Scores of artefacts stolen from Olympia Museum announced
ATHENS - Agence France-PresseRobbers who raided a museum in the ancient Greek city of Olympia last week made off with scores of artifacts including items dating back more than 3,000 years, officials said Feb. 20.
Police and the culture ministry released a list of 77 items stolen on Feb. 17 from the Ancient Olympic Games museum in Olympia, southwest Greece, more than originally thought.
They include a 3,300-year-old gold ring, a bronze statuette of a victorious athlete, a 2,400-year-old oil jar, clay lamps, bronze tripods and miniature chariot wheels, as well as dozens of idols of charioteers, horses and bulls.
Two of the items were to be sent to Berlin for an Olympic Games exhibition in August that was to travel to Qatar in 2013, a culture ministry source said. Interpol and other specialised agencies were alerted, the official said, adding that the items were fully catalogued to prevent resale.
Two clay goblets and a drinking cup were smashed during the robbery and left behind, the authorities said.
Two masked men early Feb. 17 knocked out an alarm, then overpowered the building’s sole female guard when she arrived for her shift. But the robbers apparently went to the wrong museum.
Greek media said they had asked the guard for gold wreaths, which are mainly found in northern Greece, and for a stamp collection stored in another Olympia collection that is not generally open to the public.
The incident prompted Culture Minister Pavlos Geroulanos to submit his resignation to Prime Minister Lucas Papademos, who has yet to accept it. Greece, rich in archaeological heritage, has been targeted by antiquity smugglers for decades.
The museum in Olympia, some 300 km southwest of Athens in the Peloponnese peninsula, was the second hit by thieves in a month.

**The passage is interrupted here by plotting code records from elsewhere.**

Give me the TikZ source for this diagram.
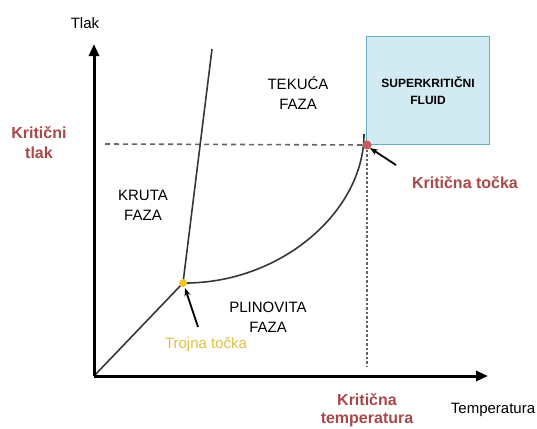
\documentclass[tikz,border=0pt]{standalone}
\usepackage{fontspec}
\setmainfont{Liberation Sans}
\usetikzlibrary{arrows.meta}
\definecolor{kritred}{RGB}{168,72,72}
\definecolor{trojyel}{RGB}{228,190,70}
\definecolor{dotyel}{RGB}{244,196,40}
\definecolor{dotred}{RGB}{200,92,92}
\definecolor{boxfill}{RGB}{210,235,243}
\definecolor{boxedge}{RGB}{100,175,195}
\definecolor{guide}{RGB}{100,100,100}
\definecolor{phase}{RGB}{55,55,55}
\tikzset{
  lbl/.style={font=\fontsize{15}{20}\selectfont, align=center, inner sep=0pt, text=black},
  redlbl/.style={font=\fontsize{16}{20}\selectfont\bfseries, align=center, inner sep=0pt, text=kritred},
  axisline/.style={line width=3pt, -{Triangle[length=12pt,width=10pt]}},
  phaseline/.style={line width=1.6pt, draw=phase},
  pointer/.style={line width=1.8pt, -{Stealth[length=8pt,width=6pt]}},
  guideline/.style={line width=1.6pt, draw=guide},
}
\begin{document}
\begin{tikzpicture}[x=1pt,y=-1pt]
\useasboundingbox (0,0) rectangle (537,428);
% supercritical box
\node[draw=boxedge, fill=boxfill, line width=1.3pt, minimum width=123pt, minimum height=108pt, anchor=south west, inner sep=0pt] (box) at (366,145) {};
\node[font=\fontsize{12}{17}\selectfont\bfseries, align=center, inner sep=0pt] (scf) at (428,91) {SUPERKRITIČNI\\FLUID};
% coordinates
\coordinate (O) at (94,376);
\coordinate (ytip) at (94,44);
\coordinate (xtip) at (488,376);
\coordinate (tp) at (183,283);
\coordinate (cp) at (367,145);
\coordinate (fusTop) at (212,49);
\coordinate (vapEnd) at (364,134);
\coordinate (dashL) at (105,144);
\coordinate (dotB) at (367,366);
% guides
\draw[guideline, dash pattern=on 5pt off 4pt] (dashL) -- (cp);
\draw[guideline, dash pattern=on 2.5pt off 2pt] (cp) -- (dotB);
% phase lines
\draw[phaseline] (O) -- (tp);
\draw[phaseline] (tp) -- (fusTop);
\draw[phaseline] (tp) .. controls (280,284) and (364,212) .. (vapEnd);
% axes
\draw[axisline] (O) -- (ytip);
\draw[axisline] (O) -- (xtip);
% points
\fill[dotyel] (tp) circle (4pt);
\fill[dotred] (cp) circle (4.5pt);
% labels
\node[lbl] (tlak) at (85,23) {Tlak};
\node[lbl] (temp) at (493,410) {Temperatura};
\node[redlbl] (ktlak) at (39,143) {Kritični\\tlak};
\node[font=\fontsize{16}{18}\selectfont\bfseries, align=center, inner sep=0pt, text=kritred] (ktemp) at (367,410) {Kritična\\temperatura};
\node[redlbl] (ktocka) at (465,183) {Kritična točka};
\node[lbl] (kruta) at (143,205) {KRUTA\\FAZA};
\node[lbl] (tekuca) at (298,93) {TEKUĆA\\FAZA};
\node[lbl] (plin) at (268,317) {PLINOVITA\\FAZA};
\node[font=\fontsize{15}{20}\selectfont, text=trojyel, inner sep=0pt] (trojna) at (206,345) {Trojna točka};
% pointers
\coordinate (tpArrowTail) at (198,327);
\coordinate (tpArrowHead) at (185,288);
\coordinate (cpArrowTail) at (396,165);
\coordinate (cpArrowHead) at (370,148);
\draw[pointer] (tpArrowTail) -- (tpArrowHead);
\draw[pointer] (cpArrowTail) -- (cpArrowHead);
\end{tikzpicture}
\end{document}
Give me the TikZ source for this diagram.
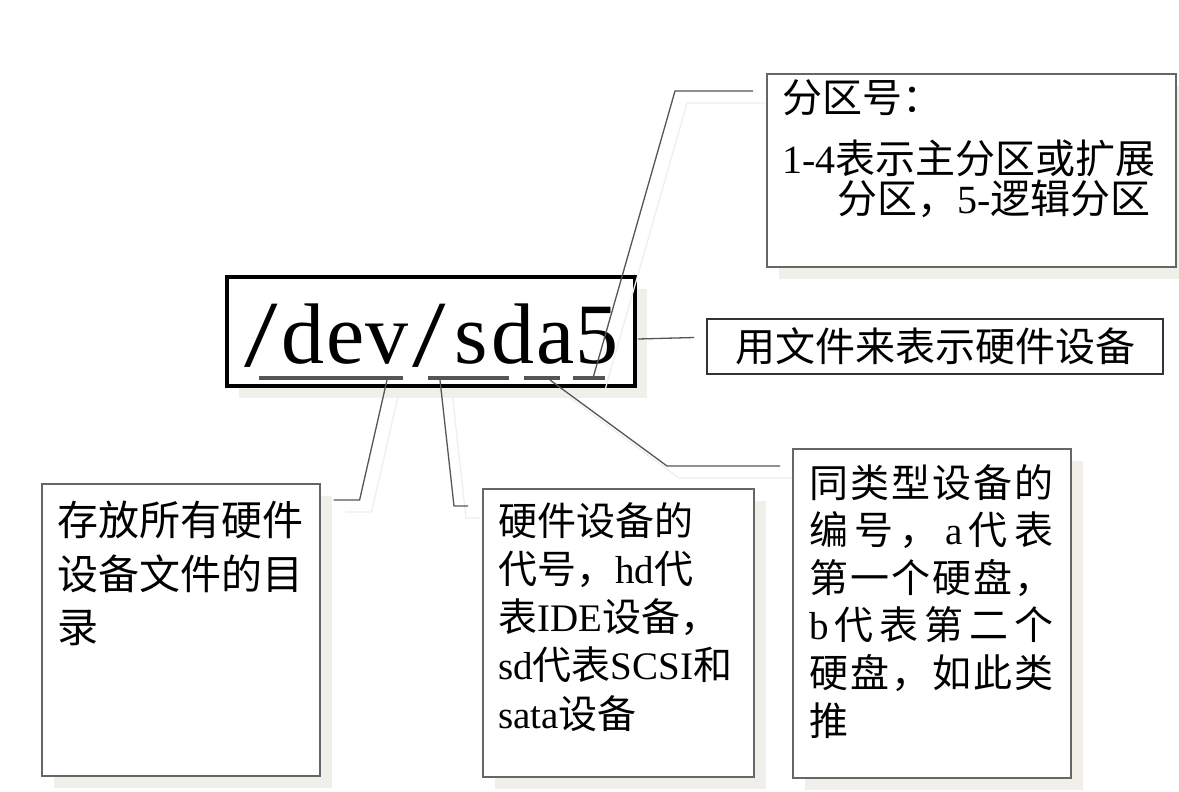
\documentclass[tikz,border=0pt]{standalone}
\usepackage{fontspec}
\setmainfont{Liberation Serif}
\newfontfamily\cjkfont{Noto Sans CJK SC}
\usepackage{graphicx}
\usepackage{tikz}
\usetikzlibrary{calc,positioning,shadows}
\usepackage{xcolor}
\definecolor{SketchInk}{HTML}{000000}
\definecolor{SketchLine}{HTML}{555555}
\definecolor{SketchFrame}{HTML}{666666}
\definecolor{SketchFrameDark}{HTML}{333333}
\definecolor{SketchShadow}{HTML}{F0EFEA}
\newcommand{\lat}[1]{{\rmfamily #1}}
\newcommand{\cjksize}[2]{\cjkfont\fontsize{#1}{#2}\selectfont}
\newcommand{\monocell}[1]{\makebox[42pt]{#1}}
\newcommand{\monoslash}{\makebox[42pt]{\raisebox{-3pt}{\scalebox{1.4}[1.1]{/}}}}
\tikzset{
  flatshadow/.style={drop shadow={shadow xshift=12pt,shadow yshift=-12pt,fill=SketchShadow,opacity=1}},
  leader/.style={line width=1.3pt,draw=SketchLine},
  leadershadow/.style={line width=1.3pt,draw=SketchShadow,transform canvas={xshift=12pt,yshift=-12pt}},
  underbar/.style={line width=4pt,draw=SketchLine},
  devbox/.style={draw=SketchInk,line width=4pt,fill=white,minimum width=408pt,minimum height=109pt,inner sep=0pt,flatshadow},
  devtext/.style={anchor=base west,inner sep=0pt,font=\fontsize{86}{86}\selectfont},
  callbox/.style={draw=SketchFrame,line width=1.6pt,fill=white,anchor=north west,inner sep=0pt,flatshadow},
  filebox/.style={draw=SketchFrameDark,line width=1.6pt,fill=white,inner sep=0pt,minimum width=456pt,minimum height=55pt,font=\cjksize{40}{40}},
  calltext/.style={anchor=base west,align=left,inner sep=0pt}
}

\begin{document}
\begin{tikzpicture}[x=1pt,y=-1pt]
  \path[use as bounding box,fill=white] (0,0) rectangle (1179,792);

  \node[devbox] (devbox) at (431,331.5) {};
  \node[devtext] (devname) at (240,363)
    {\monoslash\monocell{d}\monocell{e}\monocell{v}\monoslash\monocell{s}\monocell{d}\monocell{a}\monocell{5}};
  \node[callbox,minimum width=278pt,minimum height=292pt] (dirbox) at (41,483) {};
  \node[callbox,minimum width=271pt,minimum height=288pt] (codebox) at (482,488) {};
  \node[callbox,minimum width=278pt,minimum height=329pt] (numbox) at (792,448) {};
  \node[callbox,minimum width=409pt,minimum height=193pt] (partbox) at (766,73) {};
  \node[filebox] (filebox) at (935,346.5) {用文件来表示硬件设备};

  \node[calltext,font=\cjksize{41}{53.5}] (dirtext) at ($(dirbox.north west)+(16,159.6)$)
    {存放所有硬件\\设备文件的目\\录};
  \node[calltext,font=\cjksize{39}{48.3}] (codetext) at ($(codebox.north west)+(16,240.2)$)
    {硬件设备的\\代号，\lat{hd}代\\表\lat{IDE}设备，\\\lat{sd}代表\lat{SCSI}和\\\lat{sata}设备};
  \node[calltext,font=\cjksize{39}{47.6}] (numtext) at ($(numbox.north west)+(17,287)$)
    {\makebox[244pt][s]{同\hfill 类\hfill 型\hfill 设\hfill 备\hfill 的}\\
     \makebox[244pt][s]{编\hfill 号\hfill ，\hfill \lat{a}\hfill 代\hfill 表}\\
     \makebox[244pt][s]{第\hfill 一\hfill 个\hfill 硬\hfill 盘\hfill ，}\\
     \makebox[244pt][s]{\lat{b}\hfill 代\hfill 表\hfill 第\hfill 二\hfill 个}\\
     \makebox[244pt][s]{硬\hfill 盘\hfill ，\hfill 如\hfill 此\hfill 类}\\
     推};
  \node[calltext,font=\cjksize{40}{40}] (parttext) at ($(partbox.north west)+(16,140)$)
    {分区号：\\[21pt]\lat{1-4}表示主分区或扩展\\\hspace*{55pt}分区，\lat{5-}逻辑分区};

  \draw[underbar] (259,378) -- (403,378);
  \draw[underbar] (428,378) -- (509,378);
  \draw[underbar] (524,378) -- (560,378);
  \draw[underbar] (573,378) -- (605,378);

  \coordinate (devfoot) at (387,380);
  \coordinate (sdfoot) at (440,380);
  \coordinate (afoot) at (550,380);
  \coordinate (numfoot) at (593,378);
  \coordinate (devside) at ($(devbox.east)+(1,7.5)$);
  \coordinate (dirtip) at ($(dirbox.north east)+(13,17)$);
  \coordinate (dirbend) at ($(dirtip)+(26,0)$);
  \coordinate (codetip) at ($(codebox.north west)+(-14,18)$);
  \coordinate (codebend) at ($(codetip)+(-14,0)$);
  \coordinate (numtip) at ($(numbox.north west)+(-12,18)$);
  \coordinate (numbend) at ($(numtip)+(-113,0)$);
  \coordinate (parttip) at ($(partbox.north west)+(-13,18)$);
  \coordinate (partbend) at ($(parttip)+(-78,0)$);
  \coordinate (filetip) at ($(filebox.west)+(-12,-9)$);

  \draw[leadershadow] (devfoot) -- (dirbend) -- (dirtip);
  \draw[leadershadow] (sdfoot) -- (codebend) -- (codetip);
  \draw[leadershadow] (afoot) -- (numbend) -- (numtip);
  \draw[leadershadow] (numfoot) -- (partbend) -- (parttip);

  \draw[leader] (devfoot) -- (dirbend) -- (dirtip);
  \draw[leader] (sdfoot) -- (codebend) -- (codetip);
  \draw[leader] (afoot) -- (numbend) -- (numtip);
  \draw[leader] (numfoot) -- (partbend) -- (parttip);
  \draw[leader] (devside) -- (filetip);
\end{tikzpicture}
\end{document}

It follows the theft in January of a painting personally gifted by Spanish-born master Pablo Picasso to Greece from the Athens National Gallery.
In that case, the thief or thieves knocked out the alarm system and forced open a balcony door at the back of the building.
Two other important artworks by Dutch abstract artist Piet Mondrian and 16th-century Italian painter Guglielmo Caccia, better known as Moncalvo, were also taken.